Second, the traditional SCP theory presumes that non-rational and non-profit-maximizing behaviour in perfectly competitive markets sharply increases the risk to be driven out of the market. A large corpus of economic literature on the nature of the non-profit firm, however, shows that profit maximization is just one strategy; indeed, non-profit firms are better described as rational optimizers pursuing their non-monetary objectives (Young et al. 2010). This has important implications for their pricing behaviour—after all, they might use other devices for allocating their products than standard fees, such as waiting lists or price discrimination—leading to the impossibility of price competition in mixed markets (Brown and Slivinski 2006).
Finally, the SCP as a mainstream economics model ignores the institutional constraints on what individuals and organizations are able to do in a market (North 1990). Literally every market has an institutional framework that can be described as the rules of the game, limiting the choices that firms can make and structuring the interactions between them. Moreover, neo-institutional economics dismisses the idea of rational behaviour. Building on the insights of behavioural economics the notion prevails that due to unequal information, individuals, even within the same organizations, make diverging choices. Translated into firm behaviour this means that each organization deciphers the market environment differently, i.e. with different perceptions on how competitive their environment is and who their competitors are. This in turn leads to differences in firm behaviour, which can deviate significantly from the market equilibrium (Simon 1986).

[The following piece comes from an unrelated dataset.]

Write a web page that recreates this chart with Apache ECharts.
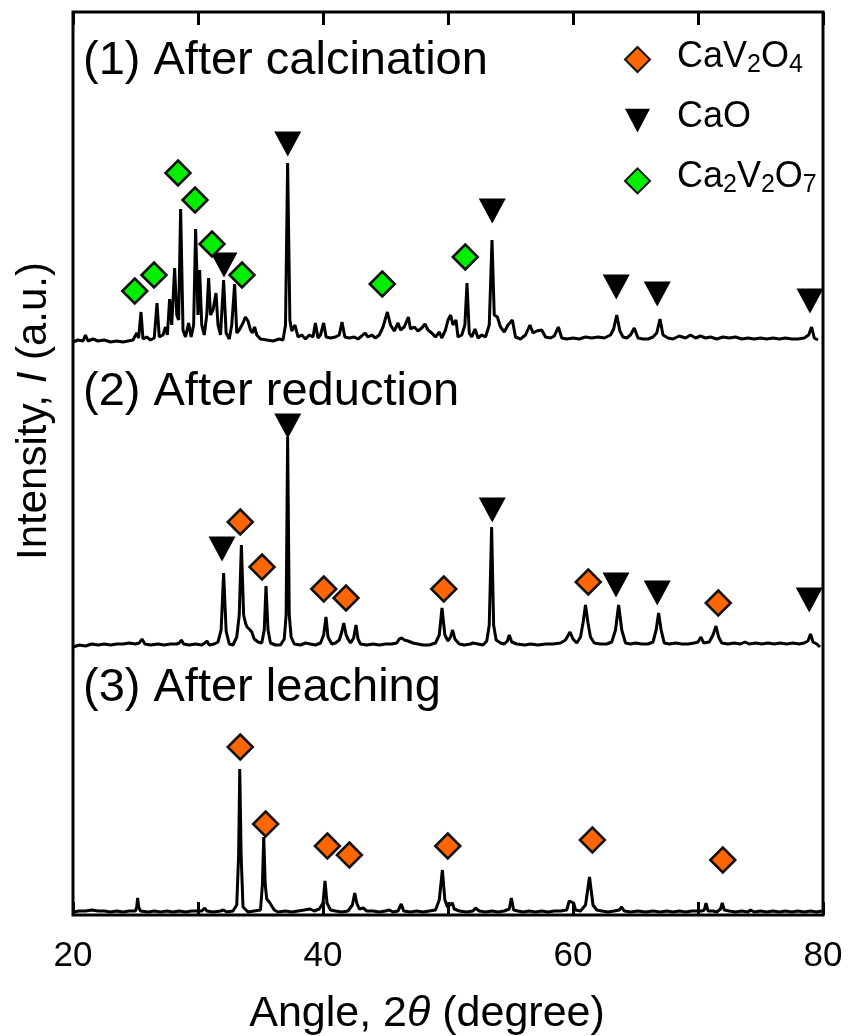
<!DOCTYPE html>
<html>
<head>
<meta charset="utf-8">
<script src="https://cdn.jsdelivr.net/npm/echarts@6/dist/echarts.min.js"></script>
<style>
  html, body { margin: 0; padding: 0; background: #fff; }
  #xrd { width: 853px; height: 1036px; }
</style>
</head>
<body>
<div id="xrd"></div>
<script>
// 2theta (degree) vs intensity (a.u., patterns stacked)
const calcination = [
  [20.0,573],[20.4,575],[20.8,574],[21.0,580],[21.2,574],[21.6,576],[22.0,574],[22.5,575],[23.0,573],[23.5,574],[24.0,573],[24.4,574],
  [24.8,575],[25.1,582],[25.25,577],[25.44,603],[25.6,576],[25.9,578],[26.2,575],[26.5,577],[26.72,612],[26.9,578],[27.2,580],[27.4,588],
  [27.55,580],[27.73,616],[27.9,590],[28.13,647],[28.3,600],[28.45,595],[28.61,706],[28.8,585],[29.0,578],[29.25,592],[29.45,578],[29.65,590],
  [29.81,686],[30.0,600],[30.13,645],[30.3,590],[30.5,580],[30.7,600],[30.85,637],[31.0,600],[31.2,605],[31.44,622],[31.6,590],[31.8,580],
  [32.05,635],[32.25,582],[32.5,576],[32.7,590],[32.93,631],[33.1,582],[33.3,585],[33.6,592],[33.79,598],[34.0,594],[34.2,585],[34.35,582],
  [34.53,588],[34.7,580],[35.0,576],[35.5,575],[36.0,574],[36.5,576],[36.8,575],[37.0,590],[37.17,752],[37.35,595],[37.5,584],[37.76,590],
  [38.0,578],[38.3,580],[38.6,576],[38.9,580],[39.2,578],[39.39,592],[39.6,577],[39.8,580],[40.05,592],[40.25,578],[40.6,577],[41.0,578],
  [41.3,580],[41.52,593],[41.75,578],[42.1,577],[42.5,578],[42.8,576],[43.1,579],[43.36,582],[43.6,578],[43.9,580],[44.2,577],[44.5,580],
  [44.8,588],[45.15,603],[45.4,590],[45.7,584],[46.0,592],[46.2,585],[46.5,588],[46.83,598],[47.0,586],[47.3,588],[47.6,584],[47.9,587],
  [48.16,591],[48.4,585],[48.7,582],[49.0,578],[49.31,583],[49.5,577],[49.8,585],[50.0,595],[50.21,600],[50.4,590],[50.64,595],[50.8,578],
  [51.1,580],[51.35,590],[51.52,632],[51.7,582],[51.9,578],[52.16,586],[52.4,577],[52.7,580],[53.0,578],[53.3,590],[53.52,675],[53.7,600],
  [53.95,598],[54.2,588],[54.5,583],[54.8,590],[55.15,595],[55.4,578],[55.8,576],[56.2,580],[56.56,590],[56.8,582],[57.1,584],[57.5,585],
  [57.8,578],[58.2,577],[58.5,579],[58.83,588],[59.1,577],[59.5,576],[60.0,577],[60.5,576],[61.0,578],[61.5,577],[62.0,578],[62.5,577],
  [63.0,580],[63.25,586],[63.5,600],[63.75,584],[64.0,578],[64.3,577],[64.6,580],[64.9,587],[65.2,577],[65.6,576],[66.0,576],[66.4,578],
  [66.7,582],[66.96,596],[67.2,580],[67.6,577],[68.0,576],[68.5,579],[69.0,577],[69.4,580],[69.8,577],[70.2,579],[70.6,577],[71.0,578],
  [71.5,576],[72.0,578],[72.5,577],[73.0,578],[73.5,576],[74.0,577],[74.5,576],[75.0,577],[75.5,576],[76.0,577],[76.5,576],[77.0,577],
  [77.5,576],[78.0,576],[78.5,577],[78.85,580],[79.09,588],[79.3,577],[79.6,575]
]
const reduction = [
  [20.0,268],[20.5,270],[21.0,269],[21.5,271],[22.0,270],[22.5,271],[23.0,270],[23.5,271],[24.0,271],[24.5,272],[25.0,271],[25.3,272],
  [25.52,276],[25.75,271],[26.2,270],[26.8,271],[27.3,270],[27.8,271],[28.3,271],[28.5,272],[28.67,275],[28.85,271],[29.3,270],[29.8,271],
  [30.3,270],[30.55,272],[30.72,274],[30.9,270],[31.3,271],[31.6,273],[31.85,285],[32.05,342],[32.25,284],[32.5,271],[32.8,270],[33.1,278],
  [33.3,300],[33.47,370],[33.65,300],[33.8,292],[33.92,288],[34.1,286],[34.3,283],[34.5,276],[34.8,273],[35.1,272],[35.3,285],[35.44,329],
  [35.6,285],[35.8,272],[36.2,270],[36.6,270],[36.9,276],[37.05,300],[37.17,478],[37.3,300],[37.45,278],[37.7,271],[38.2,270],[38.6,272],
  [38.99,271],[39.4,270],[39.8,272],[40.05,280],[40.24,298],[40.4,278],[40.7,271],[41.0,272],[41.3,275],[41.5,283],[41.66,292],[41.85,280],
  [42.0,276],[42.2,272],[42.45,277],[42.64,290],[42.8,276],[43.0,271],[43.5,270],[44.0,271],[44.5,270],[45.0,271],[45.5,271],[45.9,272],
  [46.1,276],[46.32,277],[46.5,275],[46.8,274],[47.2,272],[47.6,271],[48.0,270],[48.5,270],[49.0,272],[49.3,280],[49.52,307],[49.75,280],
  [50.0,274],[50.2,278],[50.37,285],[50.55,276],[50.9,271],[51.3,270],[51.8,271],[52.0,272],[52.16,273],[52.4,271],[52.8,270],[53.1,274],
  [53.3,290],[53.49,388],[53.65,290],[53.85,275],[54.2,272],[54.5,271],[54.75,274],[54.9,280],[55.1,273],[55.5,271],[56.16,270],[56.6,271],
  [57.2,270],[57.8,271],[58.4,271],[59.0,272],[59.4,275],[59.76,283],[60.0,276],[60.3,272],[60.6,278],[60.8,292],[61.0,310],[61.2,292],
  [61.4,278],[61.7,272],[62.2,271],[62.7,271],[63.1,273],[63.4,285],[63.65,310],[63.9,285],[64.2,272],[64.6,271],[65.0,272],[65.5,271],
  [66.0,271],[66.4,273],[66.65,285],[66.85,302],[67.05,285],[67.3,272],[67.7,271],[68.2,272],[68.7,271],[69.2,271],[69.7,272],[70.0,273],
  [70.24,278],[70.45,272],[70.9,273],[71.2,280],[71.44,289],[71.65,278],[71.9,272],[72.4,271],[72.9,272],[73.4,271],[73.76,273],[74.1,271],
  [74.6,272],[75.1,271],[75.6,272],[76.1,271],[76.6,272],[77.1,271],[77.6,272],[78.1,271],[78.5,272],[78.8,274],[79.0,281],[79.2,273],
  [79.5,271],[79.76,268]
]
const leaching = [
  [20.0,3],[20.5,4],[21.0,4],[21.5,5],[22.0,4],[22.5,4],[23.0,3],[23.5,4],[24.0,3],[24.5,4],[25.0,4],[25.1,8],[25.17,17],[25.25,8],
  [25.4,4],[26.0,3],[26.5,4],[27.0,3],[27.5,4],[28.0,3],[28.5,4],[29.0,3],[29.5,4],[30.0,4],[30.3,4],[30.54,7],[30.7,4],[31.2,3],
  [31.8,4],[32.03,5],[32.3,3],[32.8,4],[33.1,10],[33.25,60],[33.34,146],[33.45,60],[33.6,8],[34.0,3],[34.5,4],[35.0,5],[35.15,30],
  [35.26,78],[35.38,30],[35.5,16],[35.7,13],[35.9,9],[36.1,5],[36.4,3],[37.0,4],[37.5,3],[38.0,4],[38.5,5],[38.96,6],[39.3,4],[39.7,6],
  [40.0,12],[40.16,34],[40.32,12],[40.6,5],[41.0,4],[41.5,3],[42.0,4],[42.35,10],[42.54,22],[42.7,12],[42.9,6],[43.22,7],[43.5,4],
  [44.0,4],[44.5,3],[45.0,4],[45.3,5],[45.6,3],[46.0,4],[46.26,11],[46.45,4],[47.0,3],[47.5,4],[48.0,3],[48.5,4],[49.0,5],[49.3,15],
  [49.55,45],[49.75,15],[49.95,8],[50.15,10],[50.35,12],[50.5,6],[50.9,4],[51.5,3],[52.0,4],[52.2,7],[52.35,8],[52.5,4],[53.0,3],
  [53.5,4],[54.0,3],[54.5,4],[54.9,6],[55.07,17],[55.25,5],[55.6,4],[56.0,3],[56.5,4],[57.0,3],[57.5,4],[58.0,3],[58.5,4],[59.0,4],
  [59.5,5],[59.7,14],[59.85,15],[60.05,12],[60.2,5],[60.6,4],[61.0,10],[61.32,38],[61.6,10],[61.9,5],[62.3,4],[62.8,3],[63.3,4],
  [63.7,5],[63.89,8],[64.1,4],[64.6,3],[65.2,4],[65.8,3],[66.4,4],[67.0,3],[67.5,4],[68.0,3],[68.5,4],[69.0,3],[69.5,4],[70.0,4],
  [70.3,4],[70.5,5],[70.64,12],[70.8,4],[71.2,4],[71.5,3],[71.8,6],[71.94,12],[72.1,5],[72.5,4],[73.0,3],[73.5,4],[74.0,3],[74.2,5],
  [74.5,3],[75.0,4],[75.5,3],[76.0,4],[76.5,3],[77.0,4],[77.5,3],[78.0,4],[78.5,3],[79.0,4],[79.5,3],[79.9,4]
]

// phase markers above the peaks
const cav2o4Marks = [
  [33.38,393],[35.12,348],[40.06,326],[41.84,317],[49.66,326],[61.22,333],[71.62,312],
  [33.38,168],[35.41,91],[40.35,69],[42.11,60],[49.98,69],[61.55,75],[71.98,55]
]
const caoMarks = [
  [32.08,650],[37.18,771],[53.54,704],[63.46,628],[66.74,621],[78.96,614],
  [31.92,366],[37.18,489],[53.54,405],[63.44,330],[66.74,322],[78.9,315]
]
const ca2v2o7Marks = [
  [24.94,624],[26.48,640],[28.4,742],[29.76,715],[31.12,671],[33.52,640],[44.74,631],[51.38,658]
]

const xTicks = [20, 40, 60, 80]
const sampleNames = ['(1) After calcination', '(2) After reduction', '(3) After leaching']
const phaseLabels = ['{n|CaV}{s|2}{n|O}{s|4}', '{n|CaO}', '{n|Ca}{s|2}{n|V}{s|2}{n|O}{s|7}']

const font = '"Liberation Sans", Arial, sans-serif'
const triDown = 'path://M0,0L20,0L10,19Z'

// legend labels drawn as text next to the legend icons
const subRich = {
  n: { fontSize: 36, fontFamily: font, fill: '#000', lineHeight: 42 },
  s: { fontSize: 25, fontFamily: font, fill: '#000', lineHeight: 12, verticalAlign: 'bottom' }
}
const legendLabels = phaseLabels.map((t, i) => ({
  type: 'text', x: 677, y: 57 + i * 60,
  style: { text: t, fontSize: 36, fontFamily: font, fill: '#000', textVerticalAlign: 'middle', rich: subRich }
}))

const chart = echarts.init(document.getElementById('xrd'))

chart.setOption({
  animation: false,
  backgroundColor: '#fff',
  grid: {
    left: 73, right: 30, top: 12, bottom: 121,
    show: true, borderColor: '#000', borderWidth: 3
  },
  xAxis: [{
    type: 'value', min: 20, max: 80, interval: 10,
    axisLine: { show: false },
    axisTick: { inside: true, length: 13, lineStyle: { color: '#000', width: 3 } },
    splitLine: { show: false },
    axisLabel: {
      margin: 24, color: '#000', fontSize: 35, fontFamily: font,
      formatter: v => xTicks.includes(v) ? String(v) : ''
    }
  }, {
    type: 'value', position: 'top', min: 20, max: 80, interval: 10,
    axisLine: { show: false },
    axisTick: { inside: true, length: 13, lineStyle: { color: '#000', width: 3 } },
    splitLine: { show: false },
    axisLabel: { show: false }
  }],
  yAxis: {
    type: 'value', min: 0, max: 903,
    axisLine: { show: false }, axisTick: { show: false },
    axisLabel: { show: false }, splitLine: { show: false }
  },
  legend: {
    orient: 'vertical', left: 619, top: 41,
    itemWidth: 25, itemHeight: 25, itemGap: 35,
    data: [{ name: 'CaV2O4' }, { name: 'CaO', icon: triDown }, { name: 'Ca2V2O7' }],
    formatter: () => '',
    selectedMode: false
  },
  graphic: [
    { type: 'text', left: 83, top: 38, style: { text: sampleNames[0], font: '47px ' + font, fill: '#000' } },
    { type: 'text', left: 83, top: 369, style: { text: sampleNames[1], font: '47px ' + font, fill: '#000' } },
    { type: 'text', left: 83, top: 665, style: { text: sampleNames[2], font: '47px ' + font, fill: '#000' } },
    ...legendLabels,
    {
      type: 'text', x: 427, y: 1014,
      style: {
        text: '{a|Angle, 2}{i|θ}{a| (degree)}', textAlign: 'center', textVerticalAlign: 'middle',
        rich: {
          a: { fontSize: 43, fontFamily: font, fill: '#000' },
          i: { fontSize: 43, fontFamily: font, fontStyle: 'italic', fill: '#000' }
        }
      }
    },
    {
      type: 'text', x: 34, y: 411, rotation: Math.PI / 2,
      style: {
        text: '{a|Intensity, }{i|I}{a| (a.u.)}', textAlign: 'center', textVerticalAlign: 'middle',
        rich: {
          a: { fontSize: 42, fontFamily: font, fill: '#000' },
          i: { fontSize: 42, fontFamily: font, fontStyle: 'italic', fill: '#000' }
        }
      }
    }
  ],
  series: [
    { name: 'calcination', type: 'line', data: calcination, showSymbol: false, lineStyle: { color: '#000', width: 3 }, z: 2 },
    { name: 'reduction', type: 'line', data: reduction, showSymbol: false, lineStyle: { color: '#000', width: 3 }, z: 2 },
    { name: 'leaching', type: 'line', data: leaching, showSymbol: false, lineStyle: { color: '#000', width: 3 }, z: 2 },
    {
      name: 'CaV2O4', type: 'scatter', data: cav2o4Marks, symbol: 'diamond', symbolSize: 25, clip: false, z: 5,
      itemStyle: { color: '#ff6600', borderColor: '#111', borderWidth: 2.5, opacity: 1 }
    },
    {
      name: 'CaO', type: 'scatter', data: caoMarks, symbol: triDown, symbolSize: [27, 25], clip: false, z: 5,
      itemStyle: { color: '#000', opacity: 1 }
    },
    {
      name: 'Ca2V2O7', type: 'scatter', data: ca2v2o7Marks, symbol: 'diamond', symbolSize: 25, clip: false, z: 5,
      itemStyle: { color: '#00ee00', borderColor: '#111', borderWidth: 2.5, opacity: 1 }
    }
  ]
})
</script>
</body>
</html>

These limitations do, however, not mean that the SCP theory cannot be applied to rental housing in order to create a more eclectic framework of competition analysis in rental housing markets. Yet, the previous remarks suggest that several substantial modifications need to be made to the original framework.
The structure-conduct-performance of rental housing
Modifications to the traditional framework
The observations on the limitations of the original SCP framework as well as the discussion on competition in rental housing markets in Sect. 2 suggest the following modifications to the original framework (see Table 1). Firstly, since the traditional SCP inadequately addresses explanations of firm behaviour, it follows that when applying the SCP to rental housing it should be utilized as an organizing framework, including a more explicit formalization of strategic firm conduct, thereby considering the idea that competition is also a process of conscious rivalry rather than only a property of market structure. In other words, a clear separation of the meanings of structure, conduct, and performance in rental housing is necessary, which then can set the ground for a systematic empirical testing of the relation between the three elements. Secondly, the SCP of rental housing will give considerable weight to the rules and regulations on rental markets. As said, (neo-) institutional economists have clearly pointed out the importance of regulatory frameworks for firm behaviour. Hence, our framework is in line with the ideas of Gibb and Trebeck (2009) who demonstrate how new rules and regulations can facilitate the analysis of a changing social housing system; however, this idea will be expanded to the whole rental market, considering regulation of the market rental sector. Thirdly, instead of analysing competition in one coherent industry, competition between the providers in two industries in one market is explored. This implies that the different adjustment and allocation mechanisms in the two sectors are part of the framework, meaning that the diverging objective functions of social and private landlords should be made explicit under competitive conduct.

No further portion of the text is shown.